Write each line of the material exactly as given, from the top through the line that contains "from matplotlib.lines import Line2D", and omit all pictures.
[start DATASET SECTION]
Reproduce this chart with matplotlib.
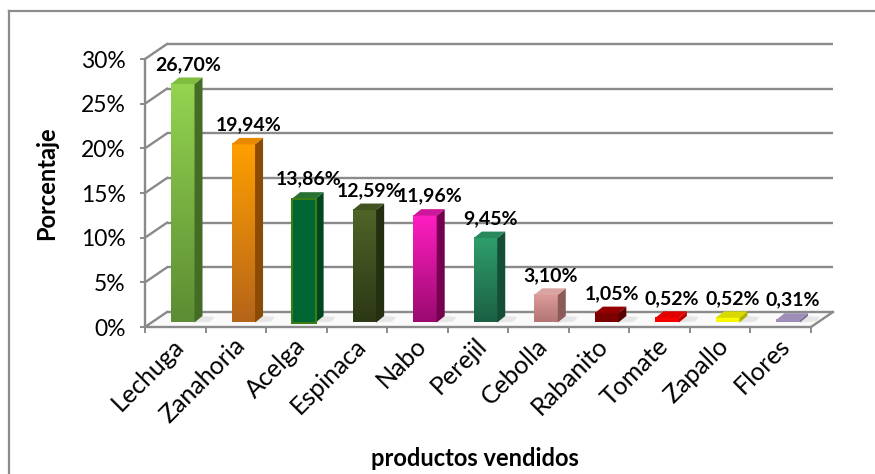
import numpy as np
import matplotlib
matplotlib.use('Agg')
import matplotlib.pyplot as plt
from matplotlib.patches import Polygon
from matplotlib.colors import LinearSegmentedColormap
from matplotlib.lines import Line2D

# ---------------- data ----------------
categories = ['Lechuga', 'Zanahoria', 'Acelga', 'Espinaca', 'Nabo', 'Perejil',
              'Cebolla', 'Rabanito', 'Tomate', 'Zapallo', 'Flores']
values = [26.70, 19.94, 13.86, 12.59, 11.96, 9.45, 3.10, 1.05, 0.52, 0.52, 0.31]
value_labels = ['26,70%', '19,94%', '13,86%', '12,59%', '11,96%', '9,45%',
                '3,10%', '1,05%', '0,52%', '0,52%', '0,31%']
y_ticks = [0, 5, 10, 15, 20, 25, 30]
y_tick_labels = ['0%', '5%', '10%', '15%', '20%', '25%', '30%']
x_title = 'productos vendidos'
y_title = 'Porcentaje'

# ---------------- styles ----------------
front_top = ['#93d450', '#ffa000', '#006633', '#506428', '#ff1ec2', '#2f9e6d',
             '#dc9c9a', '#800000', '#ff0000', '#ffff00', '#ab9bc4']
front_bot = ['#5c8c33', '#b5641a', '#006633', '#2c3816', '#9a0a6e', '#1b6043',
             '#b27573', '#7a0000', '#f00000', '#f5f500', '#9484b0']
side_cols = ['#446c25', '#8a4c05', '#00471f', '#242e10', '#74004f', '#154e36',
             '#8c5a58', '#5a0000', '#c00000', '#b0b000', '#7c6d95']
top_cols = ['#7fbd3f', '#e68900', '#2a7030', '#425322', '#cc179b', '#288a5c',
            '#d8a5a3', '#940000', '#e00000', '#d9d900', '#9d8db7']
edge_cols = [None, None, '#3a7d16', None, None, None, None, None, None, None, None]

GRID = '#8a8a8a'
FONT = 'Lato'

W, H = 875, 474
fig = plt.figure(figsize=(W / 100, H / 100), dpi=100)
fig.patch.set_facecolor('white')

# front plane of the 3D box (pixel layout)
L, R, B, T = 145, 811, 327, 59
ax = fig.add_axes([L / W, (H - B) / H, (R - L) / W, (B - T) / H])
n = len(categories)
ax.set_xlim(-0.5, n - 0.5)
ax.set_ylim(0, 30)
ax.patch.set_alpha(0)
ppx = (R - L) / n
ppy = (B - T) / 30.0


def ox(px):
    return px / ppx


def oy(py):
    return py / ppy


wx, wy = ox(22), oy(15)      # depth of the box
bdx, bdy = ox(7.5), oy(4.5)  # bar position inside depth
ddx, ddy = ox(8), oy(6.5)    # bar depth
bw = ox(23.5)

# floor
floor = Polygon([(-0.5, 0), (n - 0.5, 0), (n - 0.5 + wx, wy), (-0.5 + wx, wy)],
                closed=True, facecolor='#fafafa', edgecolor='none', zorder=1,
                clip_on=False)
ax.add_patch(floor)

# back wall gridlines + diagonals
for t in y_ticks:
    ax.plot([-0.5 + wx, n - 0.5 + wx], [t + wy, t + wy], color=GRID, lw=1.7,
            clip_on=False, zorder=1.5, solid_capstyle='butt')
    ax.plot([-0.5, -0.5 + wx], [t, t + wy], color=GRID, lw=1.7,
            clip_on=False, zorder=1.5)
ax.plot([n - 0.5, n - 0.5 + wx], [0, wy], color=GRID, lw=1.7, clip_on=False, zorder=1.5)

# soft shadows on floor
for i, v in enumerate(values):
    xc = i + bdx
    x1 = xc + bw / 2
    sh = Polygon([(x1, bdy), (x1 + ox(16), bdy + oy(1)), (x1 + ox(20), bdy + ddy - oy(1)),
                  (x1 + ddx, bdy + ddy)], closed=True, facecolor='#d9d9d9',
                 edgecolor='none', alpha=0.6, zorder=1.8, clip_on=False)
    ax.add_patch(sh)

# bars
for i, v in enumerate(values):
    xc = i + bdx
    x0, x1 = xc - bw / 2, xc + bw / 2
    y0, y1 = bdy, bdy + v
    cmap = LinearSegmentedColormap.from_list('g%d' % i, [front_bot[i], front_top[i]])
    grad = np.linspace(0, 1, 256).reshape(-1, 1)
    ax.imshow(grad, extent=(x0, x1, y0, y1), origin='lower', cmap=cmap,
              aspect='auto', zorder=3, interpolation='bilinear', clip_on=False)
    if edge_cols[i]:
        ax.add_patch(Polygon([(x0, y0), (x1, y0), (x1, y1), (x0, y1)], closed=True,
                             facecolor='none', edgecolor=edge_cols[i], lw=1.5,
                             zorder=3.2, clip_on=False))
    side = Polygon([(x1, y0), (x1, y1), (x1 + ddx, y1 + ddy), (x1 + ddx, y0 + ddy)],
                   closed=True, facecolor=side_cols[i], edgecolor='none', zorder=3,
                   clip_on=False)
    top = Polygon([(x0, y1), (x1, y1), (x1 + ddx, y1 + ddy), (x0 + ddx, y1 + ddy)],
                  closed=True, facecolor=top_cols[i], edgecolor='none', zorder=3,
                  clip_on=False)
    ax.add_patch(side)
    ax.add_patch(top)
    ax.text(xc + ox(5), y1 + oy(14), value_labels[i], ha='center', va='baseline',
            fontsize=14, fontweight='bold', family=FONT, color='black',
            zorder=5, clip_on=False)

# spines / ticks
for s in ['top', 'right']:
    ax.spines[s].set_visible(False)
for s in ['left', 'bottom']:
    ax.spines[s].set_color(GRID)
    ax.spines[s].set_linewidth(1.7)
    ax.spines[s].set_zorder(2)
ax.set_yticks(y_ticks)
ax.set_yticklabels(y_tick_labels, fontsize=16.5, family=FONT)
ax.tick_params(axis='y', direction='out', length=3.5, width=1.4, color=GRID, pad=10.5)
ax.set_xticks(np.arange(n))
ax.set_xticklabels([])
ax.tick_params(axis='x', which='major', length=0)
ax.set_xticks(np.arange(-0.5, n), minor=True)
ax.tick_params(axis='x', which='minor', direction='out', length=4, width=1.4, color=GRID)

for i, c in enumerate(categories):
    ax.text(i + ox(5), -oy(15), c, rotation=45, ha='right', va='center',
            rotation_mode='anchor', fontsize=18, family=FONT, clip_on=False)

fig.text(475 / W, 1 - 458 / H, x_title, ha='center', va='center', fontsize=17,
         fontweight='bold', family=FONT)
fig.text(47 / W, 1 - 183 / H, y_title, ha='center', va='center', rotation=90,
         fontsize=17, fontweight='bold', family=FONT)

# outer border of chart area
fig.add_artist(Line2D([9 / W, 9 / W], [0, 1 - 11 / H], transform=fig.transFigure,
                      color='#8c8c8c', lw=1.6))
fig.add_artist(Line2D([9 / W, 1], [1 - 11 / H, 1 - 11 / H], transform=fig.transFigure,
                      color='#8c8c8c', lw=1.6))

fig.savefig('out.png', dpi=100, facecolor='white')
[end DATASET SECTION]
[RESPONSE TO THE EXERCISE]
Reproduce this chart with matplotlib.
import numpy as np
import matplotlib
matplotlib.use('Agg')
import matplotlib.pyplot as plt
from matplotlib.patches import Polygon
from matplotlib.colors import LinearSegmentedColormap
from matplotlib.lines import Line2D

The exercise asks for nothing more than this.